_What to produce_. Write out the listing below exactly, and omit any images you find in it.
==============================
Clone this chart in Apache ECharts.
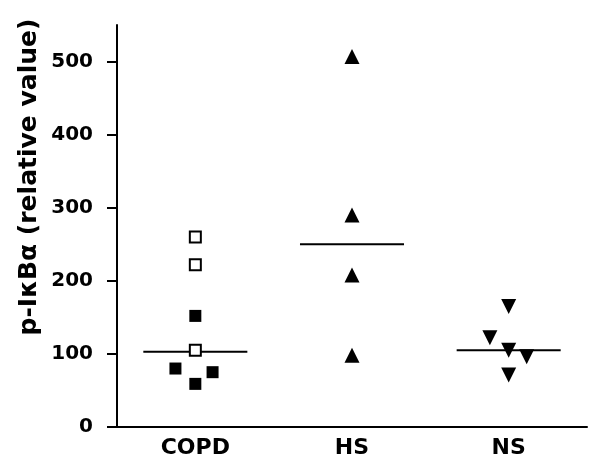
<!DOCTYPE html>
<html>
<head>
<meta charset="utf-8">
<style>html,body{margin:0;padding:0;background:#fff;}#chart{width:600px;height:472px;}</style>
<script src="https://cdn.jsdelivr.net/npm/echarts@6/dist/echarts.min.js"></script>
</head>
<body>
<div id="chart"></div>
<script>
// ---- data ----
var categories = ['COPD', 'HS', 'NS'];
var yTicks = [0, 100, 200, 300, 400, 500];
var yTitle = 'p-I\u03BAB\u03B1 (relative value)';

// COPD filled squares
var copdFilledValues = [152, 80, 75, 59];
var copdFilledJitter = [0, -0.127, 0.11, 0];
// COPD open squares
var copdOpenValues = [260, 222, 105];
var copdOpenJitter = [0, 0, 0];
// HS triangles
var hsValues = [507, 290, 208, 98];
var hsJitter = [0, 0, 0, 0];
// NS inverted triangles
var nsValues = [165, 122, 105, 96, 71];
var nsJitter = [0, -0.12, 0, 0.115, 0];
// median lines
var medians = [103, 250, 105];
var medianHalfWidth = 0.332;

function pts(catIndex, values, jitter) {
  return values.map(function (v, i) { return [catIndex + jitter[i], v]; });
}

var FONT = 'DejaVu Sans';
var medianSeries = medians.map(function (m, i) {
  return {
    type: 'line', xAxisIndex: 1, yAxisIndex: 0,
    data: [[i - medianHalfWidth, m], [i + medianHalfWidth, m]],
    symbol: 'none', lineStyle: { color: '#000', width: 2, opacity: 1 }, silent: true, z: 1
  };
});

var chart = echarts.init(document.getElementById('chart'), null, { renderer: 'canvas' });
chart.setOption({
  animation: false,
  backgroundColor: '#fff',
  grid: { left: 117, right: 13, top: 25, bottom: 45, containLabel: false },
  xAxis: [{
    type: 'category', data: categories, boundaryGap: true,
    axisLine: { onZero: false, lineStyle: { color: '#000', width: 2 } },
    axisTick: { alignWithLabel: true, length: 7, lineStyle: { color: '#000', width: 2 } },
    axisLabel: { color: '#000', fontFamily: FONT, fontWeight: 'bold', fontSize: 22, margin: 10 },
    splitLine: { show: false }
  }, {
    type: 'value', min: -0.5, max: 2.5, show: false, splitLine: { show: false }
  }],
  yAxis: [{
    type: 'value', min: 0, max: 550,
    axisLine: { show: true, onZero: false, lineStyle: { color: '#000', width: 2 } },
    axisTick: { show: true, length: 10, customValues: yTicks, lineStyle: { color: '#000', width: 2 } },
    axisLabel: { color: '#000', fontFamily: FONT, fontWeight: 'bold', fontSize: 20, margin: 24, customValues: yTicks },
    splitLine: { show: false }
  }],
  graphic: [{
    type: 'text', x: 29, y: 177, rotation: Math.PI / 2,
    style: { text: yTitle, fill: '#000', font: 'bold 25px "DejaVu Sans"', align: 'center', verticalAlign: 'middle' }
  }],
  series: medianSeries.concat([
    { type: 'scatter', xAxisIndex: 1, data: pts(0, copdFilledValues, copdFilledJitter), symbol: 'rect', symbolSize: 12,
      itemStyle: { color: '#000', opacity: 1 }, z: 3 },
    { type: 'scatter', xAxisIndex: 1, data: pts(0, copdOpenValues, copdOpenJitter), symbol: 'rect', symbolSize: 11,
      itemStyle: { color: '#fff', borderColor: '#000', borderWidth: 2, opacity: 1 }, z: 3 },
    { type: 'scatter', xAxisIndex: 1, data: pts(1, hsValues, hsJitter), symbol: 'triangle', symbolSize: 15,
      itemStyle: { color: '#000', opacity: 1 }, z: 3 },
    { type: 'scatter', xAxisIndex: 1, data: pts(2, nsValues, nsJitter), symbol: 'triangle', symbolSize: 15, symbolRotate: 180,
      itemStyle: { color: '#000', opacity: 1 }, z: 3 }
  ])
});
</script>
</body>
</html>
==============================
_Exercise answer_.
Clone this chart in Apache ECharts.
<!DOCTYPE html>
<html>
<head>
<meta charset="utf-8">
<style>html,body{margin:0;padding:0;background:#fff;}#chart{width:600px;height:472px;}</style>
<script src="https://cdn.jsdelivr.net/npm/echarts@6/dist/echarts.min.js"></script>
</head>
<body>
<div id="chart"></div>
<script>
// ---- data ----
var categories = ['COPD', 'HS', 'NS'];
var yTicks = [0, 100, 200, 300, 400, 500];
var yTitle = 'p-I\u03BAB\u03B1 (relative value)';

// COPD filled squares
var copdFilledValues = [152, 80, 75, 59];
var copdFilledJitter = [0, -0.127, 0.11, 0];
// COPD open squares
var copdOpenValues = [260, 222, 105];
var copdOpenJitter = [0, 0, 0];
// HS triangles
var hsValues = [507, 290, 208, 98];
var hsJitter = [0, 0, 0, 0];
// NS inverted triangles
var nsValues = [165, 122, 105, 96, 71];
var nsJitter = [0, -0.12, 0, 0.115, 0];
// median lines
var medians = [103, 250, 105];
var medianHalfWidth = 0.332;

function pts(catIndex, values, jitter) {
  return values.map(function (v, i) { return [catIndex + jitter[i], v]; });
}

var FONT = 'DejaVu Sans';
var medianSeries = medians.map(function (m, i) {
  return {
    type: 'line', xAxisIndex: 1, yAxisIndex: 0,
    data: [[i - medianHalfWidth, m], [i + medianHalfWidth, m]],
    symbol: 'none', lineStyle: { color: '#000', width: 2, opacity: 1 }, silent: true, z: 1
  };
});

var chart = echarts.init(document.getElementById('chart'), null, { renderer: 'canvas' });
chart.setOption({
  animation: false,
  backgroundColor: '#fff',
  grid: { left: 117, right: 13, top: 25, bottom: 45, containLabel: false },
  xAxis: [{
    type: 'category', data: categories, boundaryGap: true,
    axisLine: { onZero: false, lineStyle: { color: '#000', width: 2 } },
    axisTick: { alignWithLabel: true, length: 7, lineStyle: { color: '#000', width: 2 } },
    axisLabel: { color: '#000', fontFamily: FONT, fontWeight: 'bold', fontSize: 22, margin: 10 },
    splitLine: { show: false }
  }, {
    type: 'value', min: -0.5, max: 2.5, show: false, splitLine: { show: false }
  }],
  yAxis: [{
    type: 'value', min: 0, max: 550,
    axisLine: { show: true, onZero: false, lineStyle: { color: '#000', width: 2 } },
    axisTick: { show: true, length: 10, customValues: yTicks, lineStyle: { color: '#000', width: 2 } },
    axisLabel: { color: '#000', fontFamily: FONT, fontWeight: 'bold', fontSize: 20, margin: 24, customValues: yTicks },
    splitLine: { show: false }
  }],
  graphic: [{
    type: 'text', x: 29, y: 177, rotation: Math.PI / 2,
    style: { text: yTitle, fill: '#000', font: 'bold 25px "DejaVu Sans"', align: 'center', verticalAlign: 'middle' }
  }],
  series: medianSeries.concat([
    { type: 'scatter', xAxisIndex: 1, data: pts(0, copdFilledValues, copdFilledJitter), symbol: 'rect', symbolSize: 12,
      itemStyle: { color: '#000', opacity: 1 }, z: 3 },
    { type: 'scatter', xAxisIndex: 1, data: pts(0, copdOpenValues, copdOpenJitter), symbol: 'rect', symbolSize: 11,
      itemStyle: { color: '#fff', borderColor: '#000', borderWidth: 2, opacity: 1 }, z: 3 },
    { type: 'scatter', xAxisIndex: 1, data: pts(1, hsValues, hsJitter), symbol: 'triangle', symbolSize: 15,
      itemStyle: { color: '#000', opacity: 1 }, z: 3 },
    { type: 'scatter', xAxisIndex: 1, data: pts(2, nsValues, nsJitter), symbol: 'triangle', symbolSize: 15, symbolRotate: 180,
      itemStyle: { color: '#000', opacity: 1 }, z: 3 }
  ])
});
</script>
</body>
</html>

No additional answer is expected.